Genverbot nicht ewig

EU könnte Verbot für Gen-Lebensmittel aus USA lockern. Vorerst aber keine Zugeständnisse

aus Washington MICHAEL STRECK

Die Auseinandersetzung um genveränderte Organismen entzweit die EU und die USA. Beim ersten Arbeitstreffen im Weißen Haus nach dem Streit um den Irakkrieg schlugen die Wellen unerwartet hoch. Ansonsten bemühten sich die Delegationen allerdings, die Unterschiede nicht zu sehr in den Vordergrund zu stellen, und demonstrierten gutes Einvernehmen.

Im Streit um den Handel gentechnisch veränderter Lebensmittel sind die Positionen beider Seiten unverändert hart. Bush forderte die EU erneut auf, ihr Importmoratorium aufzuheben. Durch das Einfuhrverbot entgehen US-Agrounternehmen dreistellige Millioneneinnahmen, erklärt die US-Regierung. Bush glaubt, die EU verstoße mit ihrem Verbot gegen Richtlinien der Welthandelsorganisation. Die EU sieht sich jedoch im Einklang mit geltenden Bestimmungen.

EU-Kommissionspräsident Romano Prodi sagte im Anschluss an den europäisch-amerikanischen Gipfel in Washington lediglich, es gebe nicht die Absicht, das vor 5 Jahren eingeführte Importmoratorium für Genmais und andere genetisch manipulierte Nahrungsmittel für immer beizubehalten. Einvernehmen wurde bei der Zusammenarbeit über die Nichtweiterverbreitung von ABC-Waffen demonstriert. So wollen beide Seiten verhindern, dass der Iran Atomwaffen entwickelt. Sie forderten Teheran auf, seine Nuklearanlagen durch die Internationale Atomenergie-Behörde überprüfen zu lassen.

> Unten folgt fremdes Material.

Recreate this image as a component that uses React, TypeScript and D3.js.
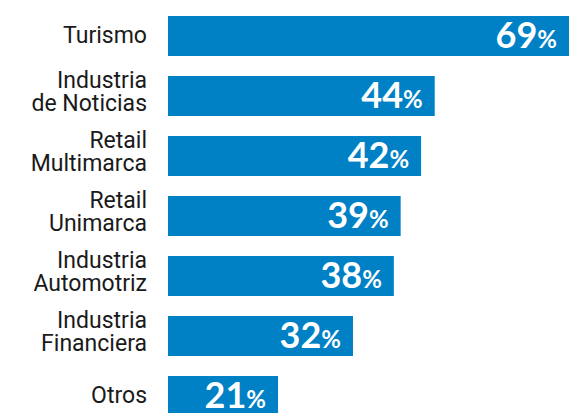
import React from 'react';
import * as d3 from 'd3';

const categories = [
  'Turismo',
  'Industria de Noticias',
  'Retail Multimarca',
  'Retail Unimarca',
  'Industria Automotriz',
  'Industria Financiera',
  'Otros',
];
const values = [69, 44, 42, 39, 38, 32, 21];

const W = 569;
const H = 413;
const barLeft = 168;
const blue = '#0081c6';

const App = () => {
  // bars don't start at zero in the source, so the scale is a bit offset
  const x = d3.scaleLinear().domain([0, 69]).range([135, 605]);
  const y = d3.scaleBand<string>()
    .domain(categories)
    .range([16, 416])
    .paddingInner(1 / 3)
    .paddingOuter(0);

  return (
    <svg width={W} height={H} style={{ position: 'absolute', left: 0, top: 0, background: '#fff' }}>
      {categories.map((c, i) => {
        const y0 = y(c) as number;
        const cy = y0 + y.bandwidth() / 2;
        const xe = x(values[i]);
        const sp = c.indexOf(' ');
        const lines = sp > 0 ? [c.slice(0, sp), c.slice(sp + 1)] : [c];
        return (
          <g key={c}>
            <rect x={barLeft} y={y0} width={xe - barLeft} height={y.bandwidth()} fill={blue} />
            <text
              textAnchor="end"
              fontFamily="Roboto, sans-serif"
              fontSize={23}
              fill="#1a1a1a"
            >
              {lines.map((l, j) => (
                <tspan key={j} x={147} y={lines.length === 1 ? cy + 7 : cy - 8.5 + j * 23.5}>{l}</tspan>
              ))}
            </text>
            <text
              x={Math.min(xe, W) - 12}
              y={cy + 12}
              textAnchor="end"
              fontFamily="Lato, sans-serif"
              fontWeight={700}
              fill="#fff"
            >
              <tspan fontSize={36}>{values[i]}</tspan>
              <tspan fontSize={24}>%</tspan>
            </text>
          </g>
        );
      })}
    </svg>
  );
};

export default App;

Über das wohl brisanteste Thema drang wenig aus den Verhandlungszimmern: das neue EU-Sicherheitskonzept, vorgestellt auf dem EU-Gipfel im griechischen Porto Carras von Javier Solana, in dem Europa die Anwendung militärischer Präventivschläge erstmals ausdrücklich einschließt. Dieser Strategiewechsel sei zwar von der Bush-Regierung „sehr begrüßt“ worden, sagt Loretta Bondi vom Center for Transatlantic Relations an der Johns Hopkins University in Washington. Doch die Amerikaner stünden dem „historischen Schritt“ skeptisch gegenüber. Sie wollten Beweise, dass es sich nicht nur um Rhetorik handle und die Europäer auch bereit seien, Taten folgen zu lassen, zum Beispiel ihre Verteidigungsausgaben zu erhöhen.

Außerdem unterscheidet sich das Solana-Papier gravierend von der US-Präventivschlag-Doktrin. Prävention wird hier als Konzept wirtschaftlicher, politischer und militärischer Mittel angesehen. Sie muss in multilaterale Strukturen eingebettet bleiben, wozu das Völkerrecht weiterentwickelt werden soll. Ein einseitiges Vorgehen einzelner Staaten, wie es die USA rechtfertigen, wird abgelehnt. „Ich glaube nicht, dass sich diese US-Regierung auf das EU-Konzept einlassen wird“, sagt Bondi.

Außenpolitik-Experten sind denn auch der Ansicht, dass der Schwenk der Europäer die USA kaum zu Abstrichen an ihrer eigenen Sicherheitsdoktrin bewegen wird, um einen Konsens mit der EU zu erzielen. Die transatlantische Annäherung, die nach Ansicht von Bondi momentan in überwiegend von Europa ausginge, könnte sich als vergebliche Liebesmüh erweisen. Joseph Cirincione von der Carnegie-Stiftung glaubt, die Bush-Regierung folgt dem Prinzip: „Wenn ihr nicht auf unserer Seite seid, dann geht aus dem Weg.“

Wenn Audienzzeiten und Medieninteresse ein Indikator für das Interesse an Europa sind, dann scheint der alte Kontinent auf den Radarschirmen in Washington nur noch ein schwacher Punkt zu sein. Während George Bush den Abgesandten Europas lediglich drei Stunden Zeit gewährte, widmete er sich zuvor und danach dem pakistanischen Präsident Muscharraf zwei Tage. Und den Abendnachrichten war der Gipfel keine Meldung wert.